The first common element to all calendars of Imazighen groups is division of the year into seasons:

Season Name Start (Berber) Start (Gregorian)
Spring Tafsut 14 furar 28 February
Summer Awil or Anebdu 17 maggu 29 May
Autumn Amiwan 18 Ghucht 30 August
Winter Tagrest 17 November 29 November

Each season is itself divided into parts that vary according to group activities and climate features. But inside these sub-parts of the year (or season segments), common elements can still be found. This is, for example, the case in winter, where two major periods appear: black nights (midwinter core) and white nights (announcing the fair season). We also find the opposition auspicious days / inauspicious days. Even if the timing differs from one group to another, associated beliefs are similar: do not touch ploughing tools, do not make animals work... in short, let the land rest.

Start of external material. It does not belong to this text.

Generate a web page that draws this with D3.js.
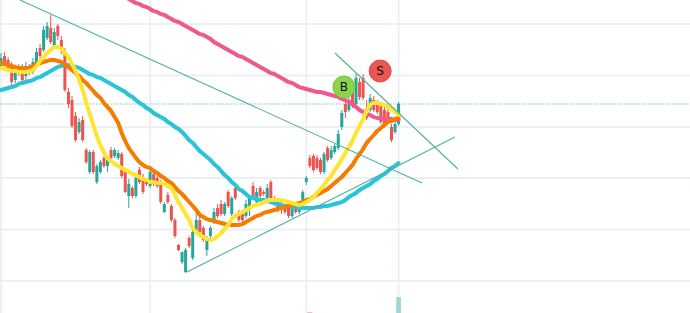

We can easily understand that if the aim of this period is identical everywhere, its starting date may vary from place to place. That is precisely the point of an agrarian calendar.

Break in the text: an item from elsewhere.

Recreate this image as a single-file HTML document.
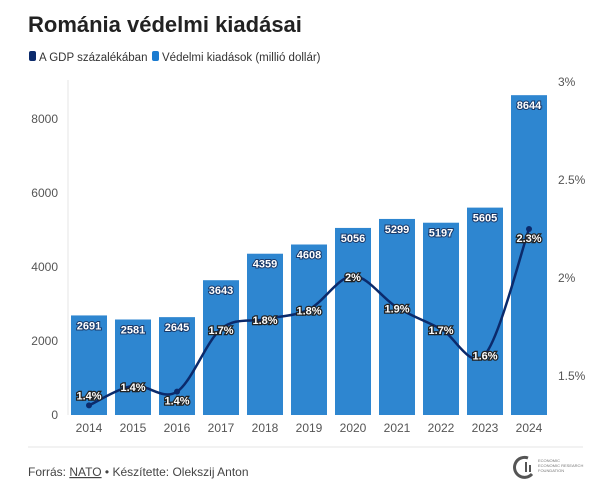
<!DOCTYPE html>
<html><head><meta charset="utf-8"><style>
body{margin:0;background:#fff;font-family:"Liberation Sans",sans-serif;}
svg{display:block}
svg text{font-family:"Liberation Sans",sans-serif;}
</style></head><body>
<svg id="s" width="605" height="491" xmlns="http://www.w3.org/2000/svg">
<rect width="605" height="491" fill="#fff"/>
<text x="28" y="32" font-size="22" font-weight="bold" fill="#222">Románia védelmi kiadásai</text>
<rect x="29" y="51" width="7" height="10" rx="2" fill="#0b2a6b"/>
<text x="39" y="61" font-size="11.5" fill="#333">A GDP százalékában</text>
<rect x="152" y="51" width="7" height="10" rx="2" fill="#1a7bd0"/>
<text x="162" y="61" font-size="11.5" fill="#333">Védelmi kiadások (millió dollár)</text>
<line x1="68" y1="80" x2="68" y2="415" stroke="#e5e5e5"/>
<g font-size="12" fill="#555" text-anchor="end">
<text x="58" y="419">0</text><text x="58" y="345">2000</text><text x="58" y="271">4000</text><text x="58" y="197">6000</text><text x="58" y="123">8000</text>
</g>
<g font-size="12" fill="#555">
<text x="558" y="86">3%</text><text x="558" y="184">2.5%</text><text x="558" y="282">2%</text><text x="558" y="380">1.5%</text>
</g>
<g id="bars"></g>
<path id="ln" fill="none" stroke="#0b2a6b" stroke-width="2.5"/>
<g id="pts"></g>
<line x1="28" y1="447" x2="583" y2="447" stroke="#e5e5e5"/>
<text x="28" y="476" font-size="12" fill="#444">Forrás: <tspan text-decoration="underline">NATO</tspan> • Készítette: Olekszij Anton</text>
<path d="M528 458 a10 10 0 1 0 4 16" fill="none" stroke="#555" stroke-width="3"/>
<rect x="525" y="462" width="2" height="10" fill="#555"/><rect x="529" y="465" width="2" height="7" fill="#555"/>
<text x="538" y="462" font-size="4" fill="#777">ECONOMIC</text>
<text x="538" y="467" font-size="4" fill="#777">ECONOMIC RESEARCH</text>
<text x="538" y="472" font-size="4" fill="#777">FOUNDATION</text>
</svg>
<script>
var v=[2691,2581,2645,3643,4359,4608,5056,5299,5197,5605,8644];
var g=[1.35,1.45,1.42,1.74,1.79,1.84,2.01,1.85,1.74,1.61,2.25];
var gl=["1.4%","1.4%","1.4%","1.7%","1.8%","1.8%","2%","1.9%","1.7%","1.6%","2.3%"];
var ns="http://www.w3.org/2000/svg",B=document.getElementById("bars"),P=document.getElementById("pts");
function el(t,a,p,tx){var e=document.createElementNS(ns,t);for(var k in a)e.setAttribute(k,a[k]);if(tx!==undefined)e.textContent=tx;p.appendChild(e);return e;}
var pts=[];
for(var i=0;i<11;i++){var cx=89+44*i,y=415-v[i]*0.037;
el("rect",{x:cx-18,y:y,width:36,height:415-y,fill:"#2e86d0"},B);
el("text",{x:cx,y:y+14,"font-size":11,"font-weight":"bold",fill:"#fff","text-anchor":"middle",stroke:"#1a3a6a","stroke-width":2,"paint-order":"stroke"},B,String(v[i]));
el("text",{x:cx,y:432,"font-size":12,fill:"#555","text-anchor":"middle"},B,String(2014+i));
pts.push([cx,474-(g[i]-1)*196]);}
var d="M"+pts[0][0]+" "+pts[0][1];
for(var i=0;i<10;i++){var p0=pts[Math.max(i-1,0)],p1=pts[i],p2=pts[i+1],p3=pts[Math.min(i+2,10)];
d+=" C"+(p1[0]+(p2[0]-p0[0])/6)+" "+(p1[1]+(p2[1]-p0[1])/6)+" "+(p2[0]-(p3[0]-p1[0])/6)+" "+(p2[1]-(p3[1]-p1[1])/6)+" "+p2[0]+" "+p2[1];}
document.getElementById("ln").setAttribute("d",d);
for(var i=0;i<11;i++){var p=pts[i];el("circle",{cx:p[0],cy:p[1],r:3,fill:"#0b2a6b"},P);
var ly=(i==0)?p[1]-6:(i==2?p[1]+13:p[1]+5);if(i==10)ly=p[1]+13;
el("text",{x:p[0],y:ly,"font-size":11,"font-weight":"bold",fill:"#fff","text-anchor":"middle",stroke:"#222","stroke-width":2.5,"paint-order":"stroke"},P,gl[i]);}
</script>
</body></html>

Another feature is the existence of Tawurt n usegwass, the doors of the year. Like doors in a house letting you pass from one room to another, they let the Earth move from hot days to wet days, from wet days to cold days, and so on. These doors naturally mark transition from one season to another.

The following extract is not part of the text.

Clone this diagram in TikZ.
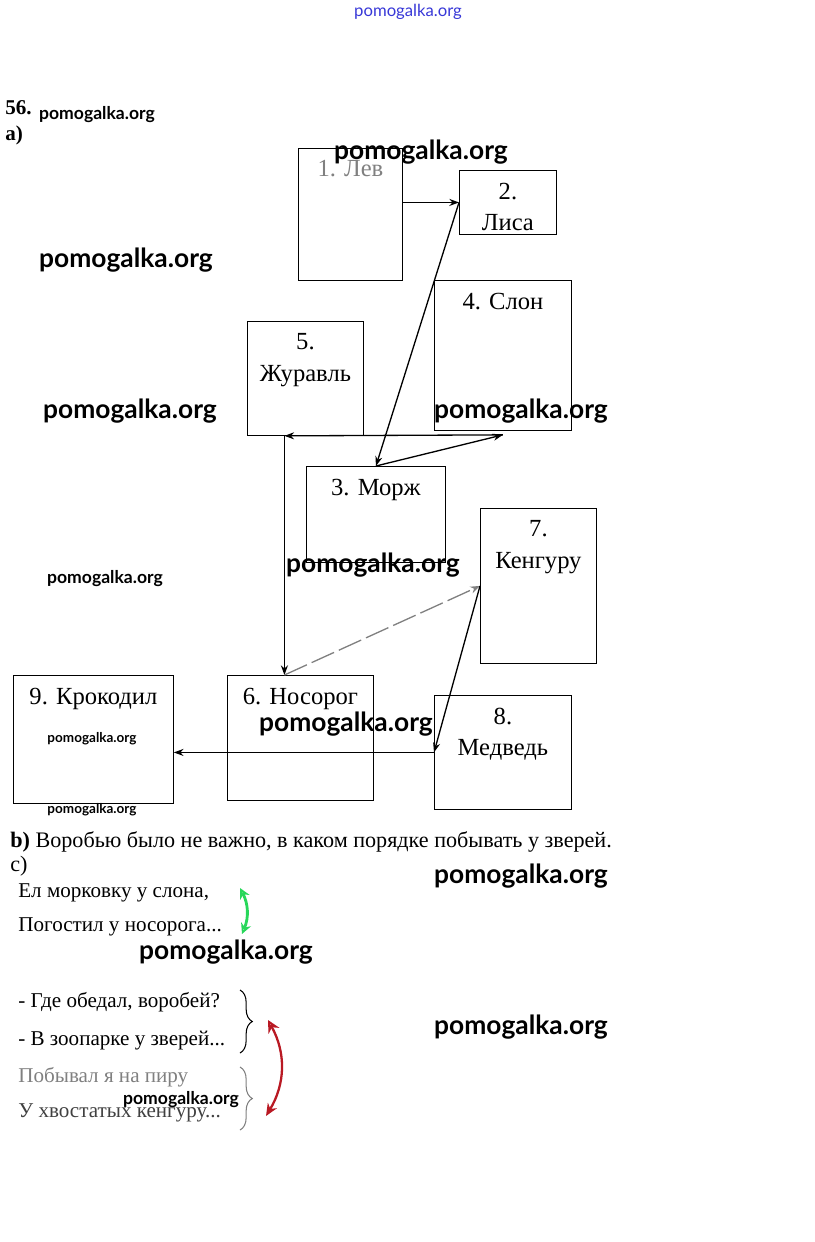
\documentclass[tikz,border=0pt]{standalone}
\usepackage{fontspec}
\setmainfont{Liberation Serif}
\newfontfamily\wmfont{Lato}
\usetikzlibrary{arrows.meta,decorations.pathreplacing}

\definecolor{leaf}{RGB}{40,215,90}
\definecolor{berry}{RGB}{185,25,35}
\definecolor{ink}{RGB}{55,55,215}

\tikzset{
  cage/.style={draw, line width=0.5pt, inner sep=0pt, anchor=north west,
    font=\fontsize{14}{18}\selectfont},
  way/.style={-{Stealth[length=5.5pt,width=4pt]}, line width=0.75pt},
  line/.style={inner sep=0pt, anchor=west, font=\fontsize{12}{14}\selectfont},
  wmbig/.style={font=\wmfont\bfseries\fontsize{15}{18}\selectfont},
  wmmid/.style={font=\wmfont\bfseries\fontsize{10}{12}\selectfont},
  wmsmall/.style={font=\wmfont\bfseries\fontsize{7.7}{9}\selectfont},
  curly/.style={decorate, decoration={brace, amplitude=7pt}, line width=0.6pt}
}
\newcommand{\cell}[3]{\parbox[t][#2][t]{#1}{\centering\vspace*{7pt}#3}}

\begin{document}
\begin{tikzpicture}[x=0.02cm, y=-0.02cm]  %sparrow route
  \useasboundingbox (0,0) rectangle (815,1242);

  \node[font=\wmfont\fontsize{9.5}{11}\selectfont, text=ink] (wm0) at (408,12) {pomogalka.org};

  \node[anchor=west, inner sep=0pt, font=\bfseries\fontsize{12}{14}\selectfont] (num) at (5,108) {56.};
  \node[anchor=west, inner sep=0pt, font=\bfseries\fontsize{12}{14}\selectfont] (parta) at (5,135) {а)};

  % animal cages
  \node[cage] (lev) at (298,148) {\cell{2.08cm}{2.64cm}{\color{gray}1. Лев}};
  \node[cage] (lisa) at (459,170) {\cell{1.94cm}{1.28cm}{2.\\Лиса}};
  \node[cage] (slon) at (434,280) {\cell{2.74cm}{3.0cm}{4. Слон}};
  \node[cage] (zhur) at (247,321) {\cell{2.32cm}{2.28cm}{5.\\Журавль}};
  \node[cage] (morzh) at (306,466) {\cell{2.78cm}{1.92cm}{3. Морж}};
  \node[cage] (kenguru) at (480,508) {\cell{2.32cm}{3.1cm}{7.\\Кенгуру}};
  \node[cage] (kroko) at (13,675) {\cell{3.2cm}{2.56cm}{9. Крокодил}};
  \node[cage] (nosorog) at (227,675) {\cell{2.92cm}{2.5cm}{6. Носорог}};
  \node[cage] (medved) at (434,695) {\cell{2.74cm}{2.28cm}{8.\\Медведь}};

  \coordinate (turn) at ([xshift=-0.42cm]zhur.south);
  \coordinate (slonfoot) at ([yshift=-0.08cm]slon.south);

  \draw[way] (lev.east |- lisa.west) -- (lisa.west);
  \draw[way] (lisa.west) -- (morzh.north);
  \draw[way] (morzh.north) -- (slonfoot);
  \draw[way] (slonfoot) -- (turn);
  \draw[way] (turn) -- (turn |- nosorog.north);
  \draw[way, gray, dash pattern=on 14pt off 3pt] (turn |- nosorog.north) -- (kenguru.west);
  \draw[way] (kenguru.west) -- (medved.west);
  \draw[way] (medved.west) -- (medved.west -| kroko.east);

  % part b and c
  \node[line, font=\fontsize{12.6}{15}\selectfont] (partb) at (10,842) {\textbf{b)} Воробью было не важно, в каком порядке побывать у зверей.};
  \node[line, font=\fontsize{12.6}{15}\selectfont] (partc) at (10,866) {c)};

  \node[line] (r1) at (18,893) {Ел морковку у слона,};
  \node[line] (r2) at (18,927) {Погостил у носорога...};
  \node[line] (r3) at (18,1002) {- Где обедал, воробей?};
  \node[line] (r4) at (18,1041) {- В зоопарке у зверей...};
  \node[line, text=gray] (r5) at (18,1077) {Побывал я на пиру};
  \node[line, text=darkgray] (r6) at (18,1113) {У хвостатых кенгуру...};

  \coordinate (g1) at (240,888);
  \coordinate (g2) at (242,934);
  \draw[leaf, line width=1.6pt, {Stealth[length=6pt,width=6pt,open]}-{Stealth[length=6pt,width=6pt,open]}] (g1) to[bend left=25] (g2);

  \coordinate (b1) at (240,990);
  \coordinate (b2) at (240,1053);
  \coordinate (b3) at (240,1067);
  \coordinate (b4) at (240,1130);
  \draw[curly] (b1) -- (b2);
  \draw[curly, gray] (b3) -- (b4);

  \coordinate (red1) at (268,1020);
  \coordinate (red2) at (266,1116);
  \draw[berry, line width=1.3pt, {Stealth[length=7pt,width=7pt,open]}-{Stealth[length=7pt,width=6pt,open]}] (red1) to[bend left=30] (red2);

  % watermarks
  \node[wmmid] (wm1) at (97,115) {pomogalka.org};
  \node[wmbig] (wm2) at (421,152) {pomogalka.org};
  \node[wmbig] (wm3) at (126,260) {pomogalka.org};
  \node[wmbig] (wm4) at (130,411) {pomogalka.org};
  \node[wmbig] (wm5) at (521,411) {pomogalka.org};
  \node[wmbig] (wm6) at (373,565) {pomogalka.org};
  \node[wmmid] (wm7) at (105,579) {pomogalka.org};
  \node[wmbig] (wm8) at (346,724) {pomogalka.org};
  \node[wmsmall] (wm9) at (92,739) {pomogalka.org};
  \node[wmsmall] (wm10) at (92,810) {pomogalka.org};
  \node[wmbig] (wm11) at (521,876) {pomogalka.org};
  \node[wmbig] (wm12) at (226,952) {pomogalka.org};
  \node[wmbig] (wm13) at (521,1027) {pomogalka.org};
  \node[wmmid] (wm14) at (181,1100) {pomogalka.org};
\end{tikzpicture}
\end{document}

A few words on start of the year:

New Year (ixf u segwas or anezwar u segwas) gives rise, in the evening, to Imensi u menzu n yennayer, the dinner of the first day of January. It is abundant, based on couscous and poultry. Around the shared dish, spoons for absent family members are placed. On that day, it is considered good that whatever is undertaken be completed.

By way of conclusion

Quite endearing, these Berber calendar(s). You take an existing calendar, Julian or Gregorian, that does not drift too much against the solar year, and attach everyday activities to it, mostly agricultural. We are far from religious calendars of all types. In the end, it is the Hopi calendar with improved practical operation. Fans of “garden calendars” will recognize the spirit.